Bounding Boxes#

vision_architectures.utils.bounding_boxes.sort_by_first_column_descending(tensor)[source]#

Helper function to sort a tensor in descending order based on values in first column

Return type:

Tensor

vision_architectures.utils.bounding_boxes.get_tps_fps_fns(pred_bboxes, pred_confidence_scores, target_bboxes, iou_threshold, matching_method='coco', min_confidence_threshold=0.0, max_bboxes_per_image=None, return_intermediate_counts=False)[source]#

Given predicted and target bounding boxes, their confidence scores, and an IOU threshold, get a matching of true positives, and a set of false positives and false negatives.

Parameters:
  • pred_bboxes (list[Tensor]) – A list of length B containing tensors of shape (NP, 4) or (NP, 6) containing the predicted bounding box parameters in xyxy or xyzxyz format.

  • pred_confidence_scores (list[Tensor]) – A list of length B containing tensors of shape (NP,) containing the predicted confidence scores for the corresponding bounding boxes.

  • target_bboxes (list[Tensor]) – A list of length B containing tensors of shape (NT, 4) or (NT, 6) containing the target bounding box parameters in xyxy or xyzxyz format.

  • iou_threshold (float) – The IOU threshold above which a predicted box is considered a match for a target box.

  • matching_method (Literal['coco', 'hungarian']) – The method to use for matching predicted boxes to target boxes. ‘coco’ implements the greedy matching algorithm used in the COCO dataset. ‘hungarian’ implements the Hungarian algorithm for optimal matching. Note that ‘hungarian’ is more computationally expensive and may not scale well to large numbers of boxes.

  • min_confidence_threshold (float) – Minimum confidence score for a predicted box to be considered for matching.

  • max_bboxes_per_image (Optional[int]) – If not None, consider only the top K predicted boxes per image based on confidence scores.

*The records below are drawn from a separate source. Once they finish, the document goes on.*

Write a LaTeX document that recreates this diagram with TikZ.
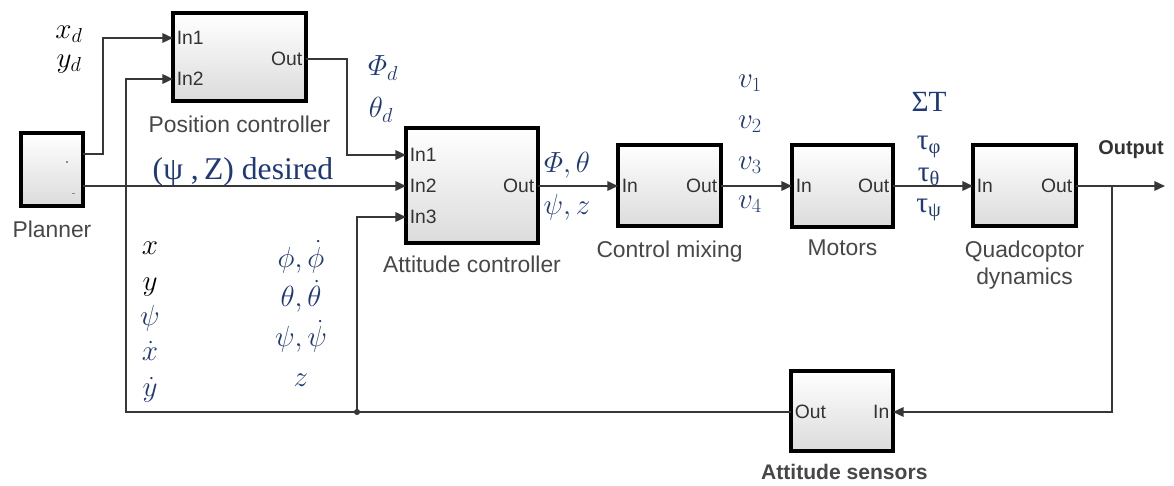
\documentclass[tikz,border=0pt]{standalone}
\usepackage{amsmath, amssymb}
\usepackage{fontspec}
\setmainfont{Liberation Serif}
\setsansfont{Liberation Sans}
\usepackage{tikz}
\usetikzlibrary{arrows.meta, positioning, calc, shadows}
\definecolor{sigblue}{RGB}{31,56,120}
\definecolor{wiregray}{RGB}{55,55,55}
\newcommand{\tightlines}{\setlength{\lineskiplimit}{-100pt}}

\begin{document}
\begin{tikzpicture}[
        x=0.03cm, y=-0.03cm,
        >={Triangle[length=9pt, width=8pt]},
        % Simulink-like blocks
        block/.style 2 args={draw=black, line width=3pt, top color=white, bottom color=black!14,
            minimum width=#1*0.03cm, minimum height=#2*0.03cm,
            drop shadow={opacity=0.2, shadow xshift=2pt, shadow yshift=-2pt}},
        port/.style={font=\sffamily\fontsize{16.5}{17}\selectfont, text=black!80, inner xsep=3pt, inner ysep=0pt},
        caption/.style={font=\sffamily\fontsize{19.5}{23}\selectfont, text=black!72, align=center, inner sep=0pt},
        sig/.style={->, draw=wiregray, line width=1.6pt},
        lbl/.style={font=\fontsize{25}{28}\selectfont, inner sep=0pt},
        blue lbl/.style={lbl, text=sigblue},
        % stacked state labels, fixed line pitch
        stack/.style={inner sep=0pt, align=center, anchor=north,
            font={\fontsize{25}{#1}\selectfont\tightlines}}
    ]
        \useasboundingbox (0,0) rectangle (1174,486);

        % Blocks
        \node[block={62}{73}] (plan) at (52,169.5) {};
        \node[block={133}{88}] (pos) at (239.5,57) {};
        \node[block={132}{115}] (att) at (472,185.5) {};
        \node[block={103}{81}] (mix) at (669.5,185.5) {};
        \node[block={101}{82}] (mot) at (842.5,186) {};
        \node[block={103}{81}] (quad) at (1024.5,185.5) {};
        \node[block={102}{80}] (sens) at (842,411) {};

        % Block captions
        \node[caption, below=11pt of plan] (plan-cap) {Planner};
        \node[caption, below=11pt of pos] (pos-cap) {Position controller};
        \node[caption, below=9.5pt of att] (att-cap) {Attitude controller};
        \node[caption, below=11pt of mix] (mix-cap) {Control mixing};
        \node[caption, below=9.5pt of mot] (mot-cap) {Motors};
        \node[caption, below=11pt of quad] (quad-cap) {Quadcoptor\\dynamics};
        \node[caption, font=\sffamily\bfseries\fontsize{18}{22}\selectfont, below=9.5pt of sens, xshift=2pt] (sens-cap) {Attitude sensors};

        % Ports
        \fill[black!45] (66,161) rectangle (68,163);
        \fill[black!45] (72,193) rectangle (75,194);
        \coordinate (plan-o1) at (83,154);
        \coordinate (plan-o2) at (83,186);
        \node[port, anchor=west] (pos-in1) at (173,38) {In1};
        \node[port, anchor=west] (pos-in2) at (173,79) {In2};
        \node[port, anchor=east] (pos-out) at (306,59) {Out};
        \node[port, anchor=west] (att-in1) at (406,155) {In1};
        \node[port, anchor=west] (att-in2) at (406,186) {In2};
        \node[port, anchor=west] (att-in3) at (406,217) {In3};
        \node[port, anchor=east] (att-out) at (538,186) {Out};
        \node[port, anchor=west] (mix-in) at (618,186) {In};
        \node[port, anchor=east] (mix-out) at (721,186) {Out};
        \node[port, anchor=west] (mot-in) at (792,186) {In};
        \node[port, anchor=east] (mot-out) at (893,186) {Out};
        \node[port, anchor=west] (quad-in) at (973,186) {In};
        \node[port, anchor=east] (quad-out) at (1076,186) {Out};
        \node[port, anchor=west] (sens-out) at (791,412) {Out};
        \node[port, anchor=east] (sens-in) at (893,412) {In};

        % Signal lines
        \coordinate (fork-a) at (103,154);
        \coordinate (fork-b) at (347,59);
        \coordinate (branch) at (1112,186);
        \coordinate (out-end) at (1165,186);
        \coordinate (fb-corner) at (126,412);
        \coordinate (fb-dot) at (357,412);

        \draw[sig] (plan-o1) -- (fork-a) |- (pos-in1.west);
        \draw[sig] (plan-o2) -- (att-in2.west);
        \draw[sig] (pos-out.east) -- (fork-b) |- (att-in1.west);
        \draw[sig] (att-out.east) -- (mix-in.west);
        \draw[sig] (mix-out.east) -- (mot-in.west);
        \draw[sig] (mot-out.east) -- (quad-in.west);
        \draw[sig] (quad-out.east) -- (out-end);
        \draw[sig] (branch) |- (sens-in.east);
        \draw[sig] (sens-out.west) -- (fb-corner) |- (pos-in2.west);
        \draw[sig] (fb-dot) |- (att-in3.west);
        \fill[wiregray] (fb-dot) circle (2.6pt);

        \node[font=\sffamily\bfseries\fontsize{17}{20}\selectfont, text=black!80] (out-lbl) at (1131,150) {Output};

        % Signal labels
        \node[lbl] (xd) at (69,34) {$x_d$};
        \node[lbl] (yd) at (69,64) {$y_d$};
        \node[blue lbl] (phid) at (383,68) {$\varPhi_d$};
        \node[blue lbl] (thetad) at (381,110) {$\theta_d$};
        \node[blue lbl, font=\fontsize{27}{30}\selectfont] (desired) at (243,172) {(ψ ,\,Z) desired};
        \node[blue lbl] (att-o1) at (567,165) {$\varPhi,\theta$};
        \node[blue lbl] (att-o2) at (567,207) {$\psi,z$};
        \node[blue lbl] (v1) at (750,83) {$v_1$};
        \node[blue lbl] (v2) at (750,124) {$v_2$};
        \node[blue lbl] (v3) at (750,165) {$v_3$};
        \node[blue lbl] (v4) at (750,204) {$v_4$};
        \node[blue lbl] (thrust) at (929,102) {ΣT};
        \node[blue lbl] (tau-phi) at (929,147) {τ\textsubscript{φ}};
        \node[blue lbl] (tau-theta) at (929,177) {τ\textsubscript{θ}};
        \node[blue lbl] (tau-psi) at (929,210) {τ\textsubscript{ψ}};

        % Fed-back states
        \node[stack=30.2pt] (fb-pos) at (150,242) {$x$\\$y$\\\textcolor{sigblue}{$\psi$}\\\textcolor{sigblue}{$\dot{x}$}\\\textcolor{sigblue}{$\dot{y}$}};
        \node[stack=34pt, text=sigblue] (fb-att) at (301,240) {$\phi,\dot{\phi}$\\$\theta,\dot{\theta}$\\$\psi,\dot{\psi}$\\$z$};

    \end{tikzpicture}
\end{document}
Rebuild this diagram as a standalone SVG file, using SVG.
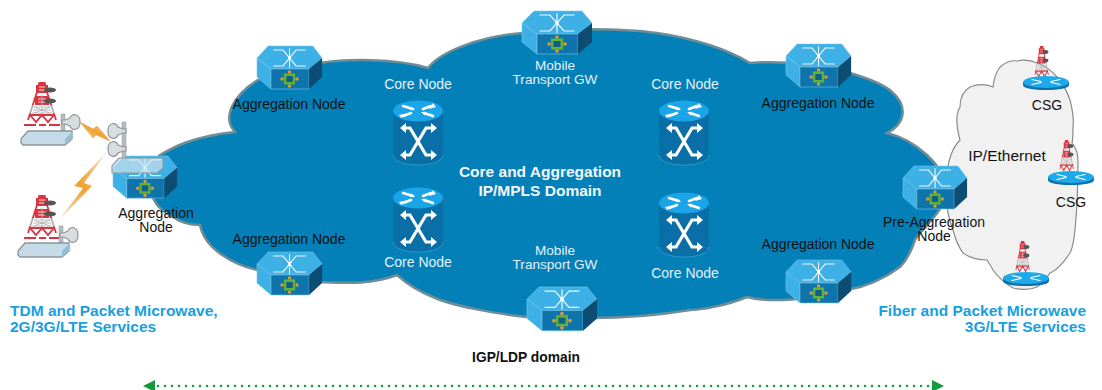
<svg xmlns="http://www.w3.org/2000/svg" width="1102" height="390" viewBox="0 0 1102 390">
<style>
text{font-family:"Liberation Sans",Arial,sans-serif;font-size:14px;text-anchor:middle;fill:#111}
.w{fill:#e4f1f8}
.g{fill:#e4f1f8;font-size:13.600px}
.bs{font-weight:bold;font-size:15.500px;fill:#189fe0;text-anchor:start}
.be{font-weight:bold;font-size:15.500px;fill:#189fe0;text-anchor:end}
.t{font-weight:bold;font-size:15.500px;fill:#f2f8fb}
.k{font-weight:bold;font-size:13.800px;fill:#111}
.ln{stroke:#fff;fill:none;stroke-linecap:round}
</style>
<defs>
<linearGradient id="bolt" x1="0" y1="1" x2="1" y2="0"><stop offset="0" stop-color="#fbe6c8"/><stop offset=".5" stop-color="#f0a030"/><stop offset="1" stop-color="#fbe0b8"/></linearGradient>
<linearGradient id="lat" x1="0" y1="0" x2="0" y2="1"><stop offset="0" stop-color="#d9343f"/><stop offset=".45" stop-color="#d9343f"/><stop offset=".5" stop-color="#b0b0b0"/><stop offset=".75" stop-color="#b0b0b0"/><stop offset=".78" stop-color="#d9343f"/><stop offset="1" stop-color="#d9343f"/></linearGradient>
<g id="sw">
<path d="M0 12 12 0H60L70 12 56 23H15Z" fill="#3db0e6" stroke="#7cc8ea" stroke-width=".6"/>
<path d="M0 12 15 23V43L0 31Z" fill="#3db0e6" stroke="#7cc8ea" stroke-width=".6"/>
<path d="M15 23H56V43H15Z" fill="#0f74ab" stroke="#7cc8ea" stroke-width=".6"/>
<path d="M56 23 70 12V31L56 43Z" fill="#0d4d73"/>
<path class="ln" d="M35 2.500V21.500M18 4H28L42 20H52M52 4H42L28 20H18" stroke-width="1.200" stroke-opacity=".92"/>
<circle cx="35" cy="12" r="1.800" fill="#fff"/>
<circle cx="35" cy="26" r="1.800" fill="#e49a2c"/><circle cx="35" cy="40" r="1.800" fill="#e49a2c"/><circle cx="27" cy="33" r="1.800" fill="#e49a2c"/><circle cx="43" cy="33" r="1.800" fill="#e49a2c"/>
<rect x="29" y="27.500" width="12" height="11" fill="#5fb336"/><rect x="31.500" y="30" width="7" height="6" fill="#0f5f8a"/>
</g>
<g id="core">
<path d="M0 11V55C0 61 11 65 25 65S50 61 50 55V11Z" fill="#0a6fa6"/>
<path d="M0 55C0 61 11 65 25 65S50 61 50 55" fill="none" stroke="#3a9fd0" stroke-width=".8"/>
<ellipse cx="25" cy="11" rx="25" ry="10.500" fill="#1aa5e8"/>
<path class="ln" stroke-width="2.600" d="M10 6 20 9M30 9 38 6M10 16 18 13M31 13 40 16"/>
<path d="M40 3 43 7 36 9ZM8 18 6 15 13 13.500ZM22 10 17 10 18 6.500ZM28 12 33 12 32 15.500Z" fill="#fff"/>
<path class="ln" stroke-width="3.200" d="M10 28H17L33 55H40M40 28H33L17 55H10"/>
<path d="M7 28 13 23V33ZM44 28 38 23V33ZM7 55 13 50V60ZM44 55 38 50V60Z" fill="#fff"/>
</g>
<g id="tw">
<path d="M13 10 4 38M23 10 32 38" stroke="url(#lat)" stroke-width="1.800" fill="none"/>
<path d="M12 3H24V11H12ZM11 14H25V23H11Z" fill="#d9343f"/>
<path d="M15 5H21M15 8H21M14 17H22M14 20H22" stroke="#f4d8da" stroke-width="1"/>
<path d="M10 25H26M9 28H27M8 31H28M10 25 26 31M26 25 10 31M18 12V36" stroke="#b4b4b4" stroke-width=".9" fill="none"/>
<path d="M6 33 12 40 18 33 24 40 30 33" stroke="#d9343f" stroke-width="1.800" fill="none"/>
<path d="M0 43H12M15 43H22M25 43H36M6 33H30" stroke="#d9343f" stroke-width="1.800" fill="none"/>
<rect x="14" y="0" width="8" height="3.500" rx="1.500" fill="#d9343f"/>
<ellipse cx="26" cy="8" rx="6" ry="2.600" fill="#555"/><ellipse cx="26" cy="19" rx="6" ry="2.600" fill="#555"/>
</g>
<g id="disc">
<path d="M0 6V9C0 12.500 10 14 23 14S46 12.500 46 9V6Z" fill="#0f6fa8"/>
<ellipse cx="23" cy="6" rx="23" ry="6" fill="#1eaaea"/>
<path class="ln" d="M9 3.500 18 5.500M37 3.500 28 5.500M9 8.500 18 6.500M37 8.500 28 6.500" stroke-width="1.200"/>
</g>
<g id="box">
<path d="M1 9 8 1H52V9L45 15H3L1 13Z" fill="#c5dbe7" stroke="#8d9499" stroke-width="1.300"/>
<path d="M45 9 52 2V9L45 15Z" fill="#8fc0d8"/>
</g>
<g id="dish"><path d="M0 4H3L8 2C10 -3 18 -3 18 6S10 15 8 10L3 8H0Z" fill="#d8dde0" stroke="#8f979c" stroke-width="1.200"/></g>
</defs>
<rect width="1102" height="390" fill="#fff"/>

<g id="cloud-ip">
<path d="M946 190C946 170 950 150 960 140 955 122 957 112 960 107 960 96 965 90 970 87 978 84 986 84 993 87 994 77 997 71 1000 67 1005 62 1012 60 1017 61 1030 58 1046 64 1057 77 1064 85 1068 94 1070 100 1073 112 1074 120 1073 127 1073 135 1073 139 1072 143 1076 148 1078 154 1078 160 1078 185 1077 210 1075 230 1074 240 1073 247 1070 253 1064 262 1058 270 1050 273 1045 280 1041 285 1037 287 1030 290 1020 290 1013 288 1005 283 997 276 993 270 991 266 989 263 987 260 978 260 970 258 963 253 958 246 955 238 953 230 948 218 946 205 946 190Z" fill="#f1f1f1" stroke="#8a8a8a" stroke-width="1.200"/>
</g>
<g id="cloud-main">
<path d="M235 132C222 118 232 96 258 80 275 70 300 64 320 63 345 59 395 58 428 68 440 52 480 36 523 33 550 28 620 28 657 33 690 38 725 48 750 63 785 60 830 66 850 73 870 79 885 85 892 92 906 104 908 122 887 133 915 140 945 165 946 190 946 210 925 225 915 240 910 255 905 262 900 267 885 278 865 287 847 290 810 300 770 303 747 297 725 306 700 310 690 310 660 315 620 318 590 318 565 320 545 319 527 317 495 314 450 305 433 297 415 290 405 282 397 275 370 285 345 283 320 282 295 280 275 275 257 270 235 265 205 250 200 225 190 225 180 222 173 217 160 210 155 205 150 190 146 175 150 165 160 155 172 148 190 137 235 132Z" fill="#0380b8" stroke="#6f8d96" stroke-width="2.500" stroke-linejoin="miter"/>
</g>

<g id="connectors">
<line x1="158" y1="386" x2="930" y2="386" stroke="#139a3c" stroke-width="2.400" stroke-linecap="round" stroke-dasharray="0.100 6.900"/>
<path d="M143 386 155 380V392ZM944 386 932 380V392Z" fill="#139a3c"/>
<path d="M80 122 93 129 97 126 110 141 96 135 93 138Z" fill="url(#bolt)" stroke="#e0a050" stroke-width=".5"/>
<path d="M106 153 74 186 83 188 59 220 92 186 84 183Z" fill="url(#bolt)"/>
</g>

<g id="tower-site-1">
<use href="#tw" transform="translate(24,82)"/>
<rect x="61" y="114" width="4" height="20" fill="#b6bdc2" stroke="#8f979c" stroke-width=".5"/>
<use href="#box" transform="translate(20,130)"/>
<use href="#dish" transform="translate(62,116)"/>
</g>
<g id="tower-site-2">
<use href="#tw" transform="translate(24,195)"/>
<rect x="59" y="226" width="4" height="20" fill="#b6bdc2" stroke="#8f979c" stroke-width=".5"/>
<use href="#box" transform="translate(17,242)"/>
<use href="#dish" transform="translate(60,229)"/>
</g>

<g id="agg-left">
<use href="#sw" transform="translate(113,156) scale(.915 .98)"/>
<rect x="122" y="122" width="4" height="37" fill="#b6bdc2" stroke="#8f979c" stroke-width=".5"/>
<use href="#dish" transform="matrix(-1 0 0 1 126 125)"/>
<use href="#dish" transform="matrix(-1 0 0 1 126 143)"/>
<path d="M119 158 112 166V173H157L163 168V158Z" fill="#cfe3ec" fill-opacity=".7" stroke="#8a9aa2" stroke-width="1.200"/>
<text x="156" y="218">Aggregation</text><text x="156" y="232">Node</text>
</g>
<g id="agg-tl"><use href="#sw" transform="translate(257,46) scale(.93 1)"/><text x="289" y="109">Aggregation Node</text></g>
<g id="agg-tr"><use href="#sw" transform="translate(786,44) scale(.93 1)"/><text x="818" y="108">Aggregation Node</text></g>
<g id="agg-bl"><use href="#sw" transform="translate(257,252) scale(.93 1)"/><text x="289" y="244">Aggregation Node</text></g>
<g id="agg-br"><use href="#sw" transform="translate(786,260) scale(.93 1)"/><text x="818" y="249">Aggregation Node</text></g>
<g id="gw-top"><use href="#sw" transform="translate(522,11)"/><text class="g" x="555" y="70">Mobile</text><text class="g" x="555" y="84">Transport GW</text></g>
<g id="gw-bottom"><use href="#sw" transform="translate(527,287) scale(1 1.020)"/><text class="g" x="555" y="255">Mobile</text><text class="g" x="555" y="269">Transport GW</text></g>
<g id="core-tl"><use href="#core" transform="translate(393,100)"/><text class="w" x="418" y="89">Core Node</text></g>
<g id="core-bl"><use href="#core" transform="translate(393,187)"/><text class="w" x="418" y="267">Core Node</text></g>
<g id="core-tr"><use href="#core" transform="translate(659,100)"/><text class="w" x="685" y="89">Core Node</text></g>
<g id="core-br"><use href="#core" transform="translate(659,192)"/><text class="w" x="685" y="278">Core Node</text></g>
<g id="pre-agg"><use href="#sw" transform="translate(903,166) scale(.915 1)"/><text x="934" y="227">Pre-Aggregation</text><text x="934" y="241">Node</text></g>

<g id="csg-1"><use href="#tw" transform="translate(1033,46) scale(.48 .76)"/><use href="#disc" transform="translate(1023,76)"/><text x="1047" y="110">CSG</text></g>
<g id="csg-2"><use href="#tw" transform="translate(1058,140) scale(.48 .76)"/><use href="#disc" transform="translate(1048,171)"/><text x="1071" y="207">CSG</text></g>
<g id="csg-3"><use href="#tw" transform="translate(1014,241) scale(.48 .76)"/><use href="#disc" transform="translate(1003,272)"/></g>

<text x="1007" y="161" style="font-size:15.500px">IP/Ethernet</text>
<g id="labels">
<text class="t" x="540" y="177">Core and Aggregation</text>
<text class="t" x="540" y="196">IP/MPLS Domain</text>
<text class="bs" x="10" y="316">TDM and Packet Microwave,</text>
<text class="bs" x="10" y="332">2G/3G/LTE Services</text>
<text class="be" x="1086" y="316">Fiber and Packet Microwave</text>
<text class="be" x="1086" y="332">3G/LTE Services</text>
<text class="k" x="526" y="362">IGP/LDP domain</text>
</g>
</svg>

  • return_intermediate_counts (bool) – Whether to return intermediate counts of true positives, false positives and false negatives after each prediction is considered. Useful for plotting precision-recall curves.

Return type:

tuple[set[tuple[int, int, int]], set[tuple[int, int]], set[tuple[int, int]]] | tuple[set, set, set, list[tuple[int, int, int]]]

Returns:

The first set contains tuples of (b, p, t) where b is the batch index, p is the index of the predicted box and t is the index of the matched target box. The second set contains tuples of (b, p) where b is the batch index and p is the index of the false positive predicted box. The third set contains tuples of (b, t) where b is the batch index and t is the index of the false negative target box. If return_intermediate_counts is True, also returns a list of tuples of (TP, FP, FN) counts after each prediction.